Dawn Todd and Darby Quezada claim that they were overlooked for preferential assignments on charter flights for the team due to their appearance not meeting the supposed preferences of the players, which is that of “white, young, thin women who are predominately blond[e] and blue-eyed.”
Todd is a 50-year-old Black woman who has spent more than 17 years with United Airlines. Quezada is a 44-year-old woman of Black, Mexican, and Jewish descent and has spent almost 16 years with the airline.
“It was extremely disappointing that United mistreated us in this way and then completely ignored our complaints,” said Ms. Todd per a statement obtained by ESSENCE. Quezada said she was called the “flight’s maid” because they needed “a Mexican to clean the bathrooms,” was told to stop speaking Spanish with a Dodger player because “we are in America,” and endured antisemitic comments.
The lawsuit contends that the two flight attendants, despite being initially assigned to the Dodgers’ charter flights, were later demoted within the program, and that Quezada was eventually removed without explanation.
It also alleges that United engaged in flagrant discrimination by removing the only minority female flight attendants off the Dodgers charter flights and replacing them with young white women who did not have to interview as they did for the highly desired positions, at the Dodgers’ request.
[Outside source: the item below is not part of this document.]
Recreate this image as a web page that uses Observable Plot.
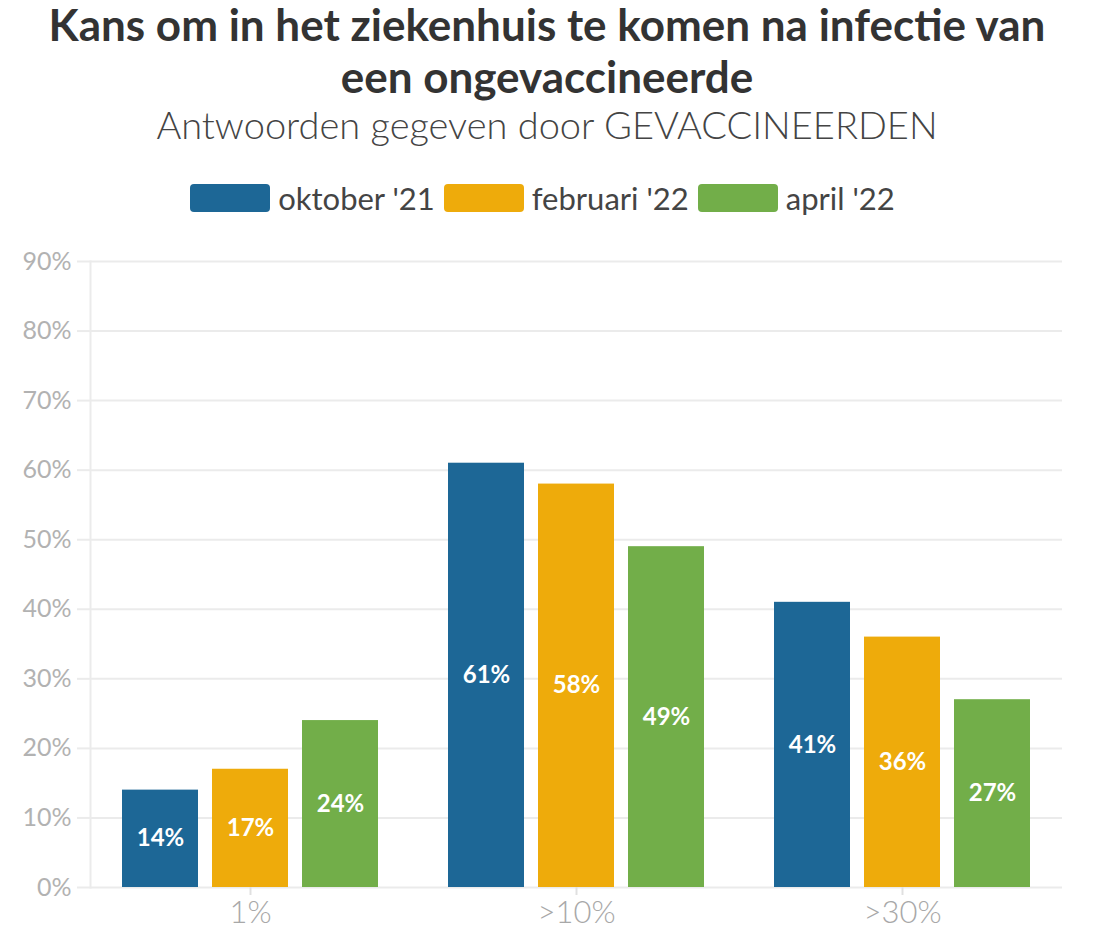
<!DOCTYPE html>
<html>
<head>
<meta charset="utf-8">
<script src="https://cdn.jsdelivr.net/npm/d3@7"></script>
<script src="https://cdn.jsdelivr.net/npm/@observablehq/plot@0.6"></script>
<style>
  html, body { margin: 0; padding: 0; background: #fff; }
  #wrap { position: relative; width: 1094px; height: 940px; font-family: Lato, "Noto Sans", sans-serif; color: #333; }
  .title { position: absolute; left: 0; width: 1094px; text-align: center; font-size: 44px; line-height: 44px; font-weight: 700; color: #333; white-space: nowrap; }
  #title1 { top: 2px; }
  #title2 { top: 54px; }
  #subtitle { position: absolute; left: 0; top: 101px; width: 1094px; text-align: center; font-size: 38px; line-height: 46px; font-weight: 300; color: #444; }
  #legend { position: absolute; left: 0; top: 180px; width: 1094px; height: 36px; display: flex; justify-content: center; align-items: center; font-size: 31px; color: #444; font-weight: 400; }
  #legend .sw { width: 80px; height: 28px; border-radius: 4px; margin-right: 8px; }
  #legend .lab { margin-right: 9px; }
  #chart { position: absolute; left: 0; top: 230px; width: 1094px; height: 700px; }
  #chart svg { position: absolute; left: 0; top: 0; }
</style>
</head>
<body>
<div id="wrap">
  <div class="title" id="title1">Kans om in het ziekenhuis te komen na infectie van</div>
  <div class="title" id="title2">een ongevaccineerde</div>
  <div id="subtitle">Antwoorden gegeven door GEVACCINEERDEN</div>
  <div id="legend"></div>
  <div id="chart"></div>
</div>
<script>
const categories = ["1%", ">10%", ">30%"];
const series = ["oktober '21", "februari '22", "april '22"];
const oktober21 = [14, 61, 41];
const februari22 = [17, 58, 36];
const april22 = [24, 49, 27];
const colors = ["#1d6796", "#eeab0b", "#72ae49"];
const yTicks = [0, 10, 20, 30, 40, 50, 60, 70, 80, 90];

const valuesBySeries = [oktober21, februari22, april22];
const data = categories.flatMap((c, i) =>
  series.map((s, j) => ({category: c, series: s, value: valuesBySeries[j][i]}))
);

// legend
const legend = document.getElementById("legend");
series.forEach((s, j) => {
  const sw = document.createElement("span");
  sw.className = "sw";
  sw.style.background = colors[j];
  const lab = document.createElement("span");
  lab.className = "lab";
  lab.textContent = s;
  legend.appendChild(sw);
  legend.appendChild(lab);
});

const common = {
  width: 1094,
  height: 700,
  marginLeft: 90,
  marginRight: 32,
  marginTop: 31,
  marginBottom: 43,
  style: {fontFamily: "Lato, 'Noto Sans', sans-serif", background: "transparent", overflow: "visible"},
  y: {domain: [0, 90], label: null}
};

// background layer: continuous grid + y axis
const back = Plot.plot({
  ...common,
  marks: [
    Plot.ruleY(yTicks, {stroke: "#ebebeb", strokeWidth: 2}),
    Plot.frame({anchor: "left", stroke: "#ebebeb", strokeWidth: 2}),
    Plot.axisY(yTicks, {tickFormat: d => d + "%", tickSize: 13, stroke: "#ebebeb", strokeWidth: 2, tickPadding: 6, fontSize: 25, fontWeight: 400, fill: "#b2b2b2", label: null})
  ]
});

// front layer: grouped bars
const front = Plot.plot({
  ...common,
  fx: {domain: categories, paddingInner: 0.215, paddingOuter: 0.098, axis: null, label: null},
  x: {domain: series, paddingInner: 0.156, paddingOuter: 0, axis: null, label: null},
  color: {domain: series, range: colors},
  marks: [
    Plot.barY(data, {fx: "category", x: "series", y: "value", fill: "series"}),
    Plot.text(data, {fx: "category", x: "series", y: d => d.value / 2, text: d => d.value + "%", fill: "white", fontWeight: "bold", fontSize: 24}),
    Plot.axisFx({anchor: "bottom", tickSize: 8, stroke: "#e0e0e0", strokeWidth: 2, tickPadding: 5, fontSize: 31, fontWeight: 300, fill: "#a8a8a8", label: null}),
    Plot.axisY({ticks: [], label: null})
  ]
});
const chartDiv = document.getElementById("chart");
chartDiv.appendChild(back);
chartDiv.appendChild(front);
</script>
</body>
</html>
The Dodgers charter flights are particularly desirable because the crew members earn more money for the longer flights, premium accommodations and higher per diem compensation. They can also obtain valuable sporting event tickets, field passes and rare sports merchandise.
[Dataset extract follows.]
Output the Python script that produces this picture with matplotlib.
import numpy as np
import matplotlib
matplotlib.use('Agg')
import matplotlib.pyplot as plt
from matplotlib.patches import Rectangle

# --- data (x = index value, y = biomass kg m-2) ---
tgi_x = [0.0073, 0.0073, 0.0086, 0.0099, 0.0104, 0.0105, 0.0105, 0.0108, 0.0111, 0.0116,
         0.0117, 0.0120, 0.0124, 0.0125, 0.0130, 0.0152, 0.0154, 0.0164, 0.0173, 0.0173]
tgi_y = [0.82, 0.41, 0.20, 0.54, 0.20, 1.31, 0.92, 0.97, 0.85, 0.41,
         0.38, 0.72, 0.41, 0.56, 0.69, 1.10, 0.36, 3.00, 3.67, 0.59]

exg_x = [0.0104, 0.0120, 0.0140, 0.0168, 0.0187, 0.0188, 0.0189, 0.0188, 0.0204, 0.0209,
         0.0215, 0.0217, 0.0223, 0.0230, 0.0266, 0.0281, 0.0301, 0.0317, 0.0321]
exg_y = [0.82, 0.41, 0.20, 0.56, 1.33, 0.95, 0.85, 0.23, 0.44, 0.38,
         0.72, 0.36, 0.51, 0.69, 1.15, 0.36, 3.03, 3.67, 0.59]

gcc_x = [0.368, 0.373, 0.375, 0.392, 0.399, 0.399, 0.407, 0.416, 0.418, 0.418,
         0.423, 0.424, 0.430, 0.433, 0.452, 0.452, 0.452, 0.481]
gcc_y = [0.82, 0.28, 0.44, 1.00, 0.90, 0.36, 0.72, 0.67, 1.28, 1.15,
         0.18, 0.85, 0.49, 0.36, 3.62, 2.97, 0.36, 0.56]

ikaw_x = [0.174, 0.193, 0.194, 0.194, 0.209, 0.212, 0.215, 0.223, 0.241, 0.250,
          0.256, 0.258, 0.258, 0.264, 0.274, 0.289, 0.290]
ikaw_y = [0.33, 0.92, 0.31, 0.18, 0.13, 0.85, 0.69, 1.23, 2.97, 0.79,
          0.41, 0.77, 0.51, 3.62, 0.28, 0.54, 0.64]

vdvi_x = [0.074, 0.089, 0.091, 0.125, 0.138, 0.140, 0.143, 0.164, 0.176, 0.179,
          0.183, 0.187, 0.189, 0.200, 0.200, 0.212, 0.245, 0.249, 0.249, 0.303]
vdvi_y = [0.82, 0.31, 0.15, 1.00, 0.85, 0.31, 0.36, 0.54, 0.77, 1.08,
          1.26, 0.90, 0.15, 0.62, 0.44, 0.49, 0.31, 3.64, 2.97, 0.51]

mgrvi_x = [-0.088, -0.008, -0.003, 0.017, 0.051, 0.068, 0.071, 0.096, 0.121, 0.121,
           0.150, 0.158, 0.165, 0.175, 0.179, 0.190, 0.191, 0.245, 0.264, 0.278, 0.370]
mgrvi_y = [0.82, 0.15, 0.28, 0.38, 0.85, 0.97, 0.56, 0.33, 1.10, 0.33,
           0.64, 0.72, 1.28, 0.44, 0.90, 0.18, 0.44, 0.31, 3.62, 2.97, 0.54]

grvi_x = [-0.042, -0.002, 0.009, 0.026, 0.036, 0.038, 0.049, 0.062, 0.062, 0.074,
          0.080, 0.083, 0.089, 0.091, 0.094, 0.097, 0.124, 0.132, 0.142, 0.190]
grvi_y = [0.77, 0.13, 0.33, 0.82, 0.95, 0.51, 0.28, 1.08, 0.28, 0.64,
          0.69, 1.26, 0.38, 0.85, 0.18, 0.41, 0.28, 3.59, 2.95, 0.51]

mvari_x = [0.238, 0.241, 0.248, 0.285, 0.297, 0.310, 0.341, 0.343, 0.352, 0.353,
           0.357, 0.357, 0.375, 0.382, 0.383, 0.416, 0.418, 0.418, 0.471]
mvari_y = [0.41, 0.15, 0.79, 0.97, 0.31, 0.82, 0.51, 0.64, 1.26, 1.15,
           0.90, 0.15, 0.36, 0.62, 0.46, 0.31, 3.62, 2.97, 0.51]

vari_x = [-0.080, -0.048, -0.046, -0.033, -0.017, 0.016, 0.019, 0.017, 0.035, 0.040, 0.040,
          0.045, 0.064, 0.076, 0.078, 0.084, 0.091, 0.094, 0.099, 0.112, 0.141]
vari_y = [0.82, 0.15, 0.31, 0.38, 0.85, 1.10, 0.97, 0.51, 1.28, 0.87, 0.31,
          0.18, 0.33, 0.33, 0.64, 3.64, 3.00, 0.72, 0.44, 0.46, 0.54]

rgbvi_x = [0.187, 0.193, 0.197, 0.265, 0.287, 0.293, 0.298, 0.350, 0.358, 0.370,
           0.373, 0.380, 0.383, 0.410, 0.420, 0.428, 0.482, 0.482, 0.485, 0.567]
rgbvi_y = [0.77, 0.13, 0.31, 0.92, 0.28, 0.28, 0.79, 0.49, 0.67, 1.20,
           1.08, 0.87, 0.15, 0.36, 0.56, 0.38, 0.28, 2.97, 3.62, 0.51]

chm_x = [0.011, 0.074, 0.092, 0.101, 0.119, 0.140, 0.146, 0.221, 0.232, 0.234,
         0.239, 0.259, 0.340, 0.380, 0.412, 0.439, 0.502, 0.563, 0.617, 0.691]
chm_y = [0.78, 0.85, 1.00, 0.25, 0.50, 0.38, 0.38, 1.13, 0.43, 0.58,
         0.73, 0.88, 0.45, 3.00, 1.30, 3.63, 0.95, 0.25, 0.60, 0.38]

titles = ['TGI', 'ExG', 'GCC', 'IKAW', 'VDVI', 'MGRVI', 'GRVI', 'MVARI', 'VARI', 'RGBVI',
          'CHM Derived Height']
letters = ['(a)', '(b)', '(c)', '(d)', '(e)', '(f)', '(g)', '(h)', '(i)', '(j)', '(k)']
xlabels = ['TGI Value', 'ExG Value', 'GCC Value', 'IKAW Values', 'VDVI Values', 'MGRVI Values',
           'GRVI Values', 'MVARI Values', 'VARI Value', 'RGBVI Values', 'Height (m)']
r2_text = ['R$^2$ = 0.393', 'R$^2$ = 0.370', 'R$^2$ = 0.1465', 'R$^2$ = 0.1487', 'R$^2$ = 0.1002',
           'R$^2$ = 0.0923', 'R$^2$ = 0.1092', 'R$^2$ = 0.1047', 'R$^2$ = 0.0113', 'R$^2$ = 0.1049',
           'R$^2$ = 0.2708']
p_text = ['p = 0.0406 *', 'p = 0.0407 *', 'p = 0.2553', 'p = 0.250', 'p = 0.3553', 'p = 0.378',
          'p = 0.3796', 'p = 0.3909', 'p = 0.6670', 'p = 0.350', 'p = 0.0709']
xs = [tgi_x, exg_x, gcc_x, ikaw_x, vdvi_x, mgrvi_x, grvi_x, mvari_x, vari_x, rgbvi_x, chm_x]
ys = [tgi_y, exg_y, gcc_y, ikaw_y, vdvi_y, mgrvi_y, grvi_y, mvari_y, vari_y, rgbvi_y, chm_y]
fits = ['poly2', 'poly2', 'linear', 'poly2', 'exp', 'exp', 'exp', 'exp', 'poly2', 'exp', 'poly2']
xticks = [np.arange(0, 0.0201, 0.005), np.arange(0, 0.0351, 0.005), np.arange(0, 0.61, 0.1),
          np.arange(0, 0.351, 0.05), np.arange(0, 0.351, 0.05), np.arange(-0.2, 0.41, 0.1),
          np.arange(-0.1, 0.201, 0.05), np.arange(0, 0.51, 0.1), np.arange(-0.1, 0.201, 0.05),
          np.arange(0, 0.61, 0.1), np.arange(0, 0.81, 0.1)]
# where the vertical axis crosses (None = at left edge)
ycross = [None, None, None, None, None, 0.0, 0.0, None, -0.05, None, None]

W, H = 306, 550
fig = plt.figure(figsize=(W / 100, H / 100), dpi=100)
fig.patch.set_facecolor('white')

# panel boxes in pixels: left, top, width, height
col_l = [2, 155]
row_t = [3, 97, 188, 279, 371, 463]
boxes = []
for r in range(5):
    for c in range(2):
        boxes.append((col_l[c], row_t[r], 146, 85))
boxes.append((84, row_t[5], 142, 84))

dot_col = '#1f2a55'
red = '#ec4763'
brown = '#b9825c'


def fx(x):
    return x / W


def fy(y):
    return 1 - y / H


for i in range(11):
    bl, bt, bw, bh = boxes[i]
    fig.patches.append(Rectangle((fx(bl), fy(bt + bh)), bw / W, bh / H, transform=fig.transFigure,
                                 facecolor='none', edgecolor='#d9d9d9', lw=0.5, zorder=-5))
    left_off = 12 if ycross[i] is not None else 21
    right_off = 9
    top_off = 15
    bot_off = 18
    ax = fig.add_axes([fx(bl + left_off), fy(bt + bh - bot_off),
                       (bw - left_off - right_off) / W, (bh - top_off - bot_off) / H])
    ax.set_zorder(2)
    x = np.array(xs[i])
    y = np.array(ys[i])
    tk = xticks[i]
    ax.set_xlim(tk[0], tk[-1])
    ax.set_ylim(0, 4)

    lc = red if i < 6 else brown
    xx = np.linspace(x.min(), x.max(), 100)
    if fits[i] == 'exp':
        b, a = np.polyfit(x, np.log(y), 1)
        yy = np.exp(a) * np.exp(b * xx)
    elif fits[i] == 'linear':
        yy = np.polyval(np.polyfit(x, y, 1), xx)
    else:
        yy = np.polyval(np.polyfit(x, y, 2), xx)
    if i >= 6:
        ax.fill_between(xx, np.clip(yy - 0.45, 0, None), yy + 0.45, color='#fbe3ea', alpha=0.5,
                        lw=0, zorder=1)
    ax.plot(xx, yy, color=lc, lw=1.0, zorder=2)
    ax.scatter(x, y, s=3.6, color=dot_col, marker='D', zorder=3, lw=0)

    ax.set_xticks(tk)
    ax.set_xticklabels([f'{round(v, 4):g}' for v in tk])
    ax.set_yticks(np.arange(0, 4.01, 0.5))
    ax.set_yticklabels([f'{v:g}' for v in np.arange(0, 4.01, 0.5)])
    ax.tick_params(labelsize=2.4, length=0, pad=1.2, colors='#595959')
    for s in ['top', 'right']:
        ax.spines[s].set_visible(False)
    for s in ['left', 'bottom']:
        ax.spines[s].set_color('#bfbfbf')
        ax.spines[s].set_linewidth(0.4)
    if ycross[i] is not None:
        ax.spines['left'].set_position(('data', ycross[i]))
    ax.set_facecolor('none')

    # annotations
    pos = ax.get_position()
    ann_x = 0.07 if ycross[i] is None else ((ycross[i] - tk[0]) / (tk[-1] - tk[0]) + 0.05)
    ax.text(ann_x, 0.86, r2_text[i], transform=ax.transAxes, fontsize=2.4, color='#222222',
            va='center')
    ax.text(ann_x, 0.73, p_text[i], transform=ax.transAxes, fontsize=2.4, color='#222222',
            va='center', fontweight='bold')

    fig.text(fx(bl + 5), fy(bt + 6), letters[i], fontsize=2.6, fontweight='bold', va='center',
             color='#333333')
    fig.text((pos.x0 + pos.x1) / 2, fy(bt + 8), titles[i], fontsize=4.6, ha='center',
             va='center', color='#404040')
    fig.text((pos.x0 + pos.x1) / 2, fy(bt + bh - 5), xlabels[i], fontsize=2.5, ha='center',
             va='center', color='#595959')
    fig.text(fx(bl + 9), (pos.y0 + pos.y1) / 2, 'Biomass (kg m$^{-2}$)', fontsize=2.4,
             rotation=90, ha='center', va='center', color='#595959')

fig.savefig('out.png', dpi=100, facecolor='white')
“Major American corporations like United Airlines must understand that it is illegal to make staffing decisions based on an employee’s race and looks, even if it is meant to please major clients like the Los Angeles Dodgers,”said Sam S. Yebri, attorney for both plaintiffs, said in a press release.
According to Forbes.com, the airline responded to their request for comment by stating the following: “United fosters an environment of inclusion and does not tolerate discrimination of any kind. We believe this lawsuit is without merit and intend to defend ourselves vigorously.”
The Dodgers are not named as defendants in the lawsuit and have not commented on it.
This isn’t the first time United Airlines has been accused of preferential treatment on team charters. A complaint filed in 2020 claimed that the airline discriminated against Black and Jewish flight attendants for its various sporting team charter services, hiring only individuals who “fit a specific visual image” such as “young, white, female, and predominantly blonde/blue-eyed” employees.